CVS intends to fund the cash portion of the transaction, in which Aetna shareholders will receive $145 per share, through a combination of existing cash on hand and debt financing. Barclays, Goldman Sachs and Bank of America Merrill Lynch are providing $49 billion of financing commitments.
Aetna shareholders will also receive $62 in stock under terms of the agreement announced Sunday. The deal represents a premium of about 29% over where Aetna shares were trading in October before published reports of merger discussions between the two companies.
“This combination brings together the expertise of two great companies to remake the consumer health care experience,” says Larry J. Merlo, president and CEO of CVS. “With the analytics of Aetna and CVS Health's human touch, we will create a healthcare platform built around individuals.”
The platform Merlo envisions will connect Aetna's provider network with greater consumer access through CVS retail locations, which include more than 9,700 CVS Pharmacy locations and 1,100 MinuteClinic walk-in clinics.
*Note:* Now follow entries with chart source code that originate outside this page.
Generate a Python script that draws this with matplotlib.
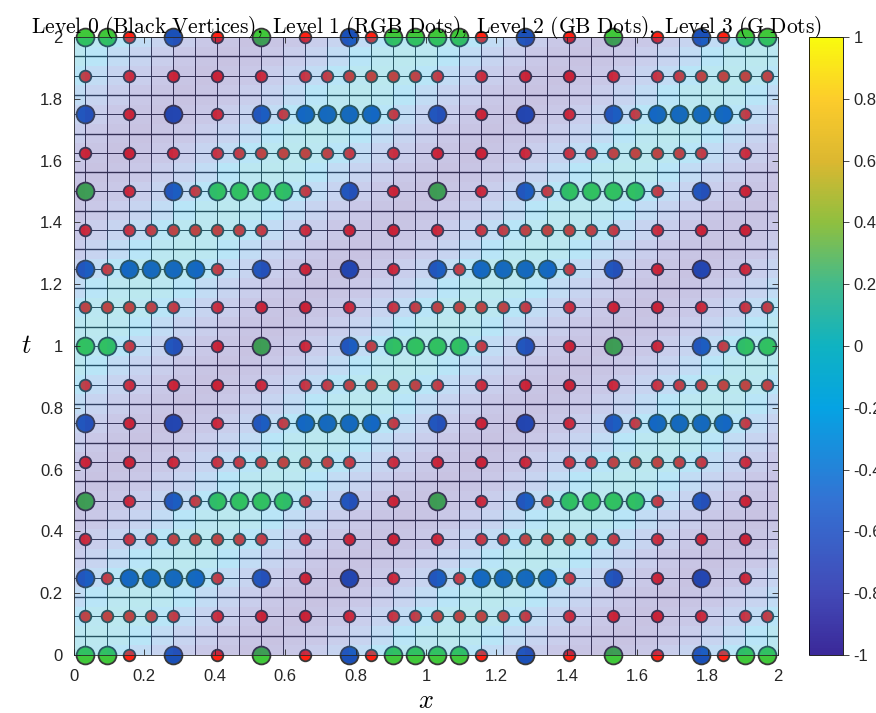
import matplotlib
matplotlib.use("Agg")
import matplotlib.pyplot as plt
import numpy as np
from matplotlib.colors import LinearSegmentedColormap, Normalize
from matplotlib.cm import ScalarMappable

plt.rcParams['mathtext.fontset'] = 'cm'
plt.rcParams['font.family'] = ['Liberation Sans', 'DejaVu Sans']

# field value over one period of the travelling wave (16 cells of 1/16),
# starting at the crest
wave_profile = [-0.04, -0.08, -0.20, -0.40, -0.58, -0.74, -0.88, -0.96,
                -1.00, -0.96, -0.88, -0.74, -0.58, -0.40, -0.20, -0.08]

# dots on the time levels t = k/8, one character per x cell centre (2j+1)/32
dot_rows = [
    "GGR.B.R.G.R.BRGGGGR.B.R.G.R.BRGG",  # t = 0
    "RRRRR.R.R.R.R.RRRRRRR.R.R.R.R.RR",
    "BRBBBBR.B.R.B.R.BRBBBBR.B.R.B.R.",
    "R.RRRRRRR.R.R.R.R.RRRRRRR.R.R.R.",
    "G.R.BRGGGGR.B.R.G.R.BRGGGGR.B.R.",  # t = 0.5
    "R.R.R.RRRRRRR.R.R.R.R.RRRRRRR.R.",
    "B.R.B.R.BRBBBBR.B.R.B.R.BRBBBBR.",
    "R.R.R.R.R.RRRRRRR.R.R.R.R.RRRRRR",
    "GGR.B.R.G.R.BRGGGGR.B.R.G.R.BRGG",  # t = 1
    "RRRRR.R.R.R.R.RRRRRRR.R.R.R.R.RR",
    "BRBBBBR.B.R.B.R.BRBBBBR.B.R.B.R.",
    "R.RRRRRRR.R.R.R.R.RRRRRRR.R.R.R.",
    "G.R.BRGGGGR.B.R.G.R.BRGGGGR.B.R.",  # t = 1.5
    "R.R.R.RRRRRRR.R.R.R.R.RRRRRRR.R.",
    "B.R.B.R.BRBBBBR.B.R.B.R.BRBBBBR.",
    "R.R.R.R.R.RRRRRRR.R.R.R.R.RRRRRR",
    "GGR.B.R.G.R.BRGGGGR.B.R.G.R.BRGG",  # t = 2
]

dot_colors = {"R": "#ff2012", "G": "#40c83a", "B": "#1a50b8"}
dot_sizes = {"R": 70, "G": 165, "B": 165}

# parula-like colour map
parula = LinearSegmentedColormap.from_list("parula", [
    (0.00, (0.230, 0.160, 0.600)),
    (0.10, (0.260, 0.290, 0.720)),
    (0.25, (0.200, 0.450, 0.830)),
    (0.40, (0.020, 0.640, 0.890)),
    (0.50, (0.060, 0.700, 0.760)),
    (0.60, (0.260, 0.730, 0.550)),
    (0.70, (0.560, 0.750, 0.250)),
    (0.80, (0.860, 0.720, 0.190)),
    (0.90, (0.990, 0.800, 0.170)),
    (1.00, (0.976, 0.983, 0.054)),
])

nx = 32
n_t = len(dot_rows)
x_dots = (2 * np.arange(nx) + 1) / 32
t_rows = np.arange(n_t) / 8

# field cells centred on multiples of 1/16
centres = np.arange(33) / 16
edges = np.concatenate([[0], (centres[:-1] + centres[1:]) / 2, [2]])
prof = np.array(wave_profile)
field = np.array([[prof[(c - m) % 16] for c in range(33)] for m in range(33)])

fig = plt.figure(figsize=(8.76, 7.13), dpi=100)
ax = fig.add_axes([74 / 876, 58 / 713, 704 / 876, 618 / 713])

# level 0 mesh lines
line_col = "#303038"
ax.vlines(x_dots, 0, 2, color=line_col, lw=0.7, zorder=0.5)
ax.hlines(t_rows, 0, 2, color=line_col, lw=0.7, zorder=0.5)
ax.hlines((2 * np.arange(16) + 1) / 16, 0, 2, color=line_col, lw=1.0, zorder=0.5)

for k, row in enumerate(dot_rows):
    for kind in "RBG":
        cols = [j for j, ch in enumerate(row) if ch == kind]
        if not cols:
            continue
        ax.scatter(x_dots[cols], np.full(len(cols), t_rows[k]),
                   s=dot_sizes[kind], c=dot_colors[kind],
                   edgecolors="#383838", linewidths=1.3, zorder=1, clip_on=False)

# translucent field over the mesh and dots
norm = Normalize(-1, 1)
ax.pcolormesh(edges, edges, field, cmap=parula, norm=norm, alpha=0.28,
              shading="flat", antialiased=False, linewidth=0, zorder=1.5)

ax.set_xlim(0, 2)
ax.set_ylim(0, 2)
ticks = np.arange(0, 2.01, 0.2)
tick_labels = ["0", "0.2", "0.4", "0.6", "0.8", "1", "1.2", "1.4", "1.6", "1.8", "2"]
ax.set_xticks(ticks)
ax.set_yticks(ticks)
ax.set_xticklabels(tick_labels)
ax.set_yticklabels(tick_labels)
ax.tick_params(direction="in", length=4, width=0.6, top=True, right=True,
               labelsize=12, colors="#262626")
ax.tick_params(axis="x", pad=10)
ax.tick_params(axis="y", pad=8)
for sp in ax.spines.values():
    sp.set_color("#262626")
    sp.set_linewidth(0.6)

ax.set_xlabel(r"$x$", fontsize=19, labelpad=4)
ax.set_ylabel(r"$t$", fontsize=19, rotation=0, labelpad=10, va="center")
ax.set_title(r"$\mathrm{Level\ 0\ (Black\ Vertices),\ Level\ 1\ (RGB\ Dots),\ "
             r"Level\ 2\ (GB\ Dots),\ Level\ 3\ (G\ Dots)}$",
             fontsize=15.5, pad=3)

cax = fig.add_axes([809 / 876, 58 / 713, 34 / 876, 618 / 713])
cb = fig.colorbar(ScalarMappable(norm=norm, cmap=parula), cax=cax)
cb.set_ticks(np.arange(-1, 1.01, 0.2))
cb.set_ticklabels(["-1", "-0.8", "-0.6", "-0.4", "-0.2", "0", "0.2", "0.4", "0.6", "0.8", "1"])
cb.ax.tick_params(labelsize=12, colors="#262626", length=4, width=0.6)
cb.outline.set_linewidth(0.6)

fig.savefig("out.png", dpi=100)
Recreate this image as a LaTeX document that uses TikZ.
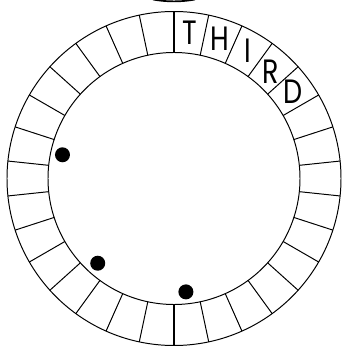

At many of these locations, an all-new health services offering will function as a community-based health hub, CVS says.
For example, patients with diabetes will receive care in between doctor visits through face-to-face counseling at a store-based health hub, along with remote monitoring of key indicators such as blood glucose levels. CVS cites data showing that there are 30 million diabetes patients in the US, whose treatment costs a combined $245 billion annually.
“These types of interventions are things that the traditional healthcare system could be doing,” Merlo says. But the traditional system “lacks the key elements of convenience and coordination that help to engage consumers in their health. That's what the combination of CVS Health and Aetna will deliver.”
The mergeris expected to close in the second half of 2018. Upon closing, three of Aetna's directors, including chairman and CEO Mark T. Bertolini, will be added to the CVS board. In addition, members of the Aetna management team will play significant roles in the newly combined company. Aetna will operate as a standalone business unit within CVS and will be led by members of its current management team.
Barclays and Goldman Sachs are serving as financial advisors to CVS, and Centerview Partners also provided financial advice to the CVS board. The company was advised on legal matters by Shearman & Sterling LLP; Dechert LLP; and McDermott Will & Emery LLP. Lazard and Allen & Co. LLC are serving as financial advisors to Aetna and Evercore is serving as financial advisor to Aetna's board. Davis Polk & Wardwell LLP is acting as Aetna's legal advisor.